Considering the exponential growth law of population and the applicable scope of the grey forecasting model, this paper proposes an optimized discrete grey forecasting model based on the WLS and combined fractional-order accumulation operation. By analyzing the modeling mechanism of the proposed model, it is found that the CFODGMW(1,1,\(\alpha \)) model can be transformed into other types of GM models by changing its structural parameters, and it is unbiased for the time series satisfying homogeneous or non-homogeneous laws. These two aspects prove that CFODGMW(1,1,\(\alpha \)) model is a kind of prediction model with excellent predictive performance. Subsequently, the CFODGMW(1,1,\(\alpha \)) model and its comparative models are used to study China’s aging population. Numerical results show that the prediction performance of the CFODGMW(1,1,\(\alpha \)) model is better than other prediction models. At the end of the article, the CFODGMW(1,1,\(\alpha \)) model is used to forecast the aging population in China in the next 4 years, and some corresponding recommendations are given according to the forecast results.

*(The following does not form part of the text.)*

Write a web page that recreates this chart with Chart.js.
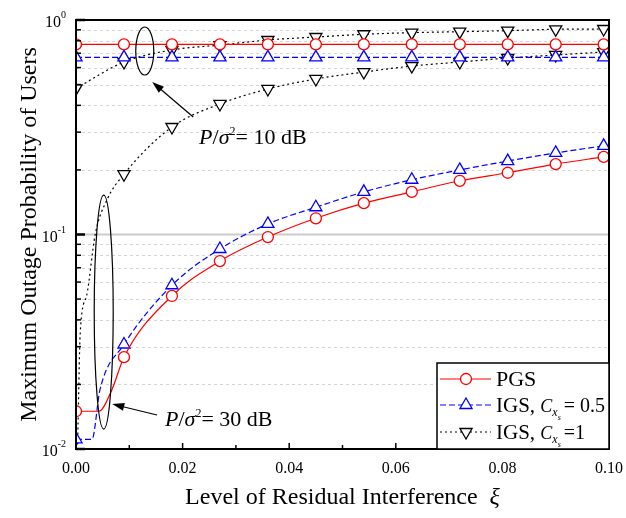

In addition, although the CFODGMW(1,1,\(\alpha \)) model is a forecasting model with excellent predictive performance, it still has some defects. According to its modeling steps, we can see that the information of the first data in the time series is ignored when the CFODGMW(1,1,\(\alpha \)) model is built, and the information is hard-won and it is a shame to waste it. How to make full use of the first data to build a more reasonable CFODGMW(1,1,\(\alpha \)) model is still a problem.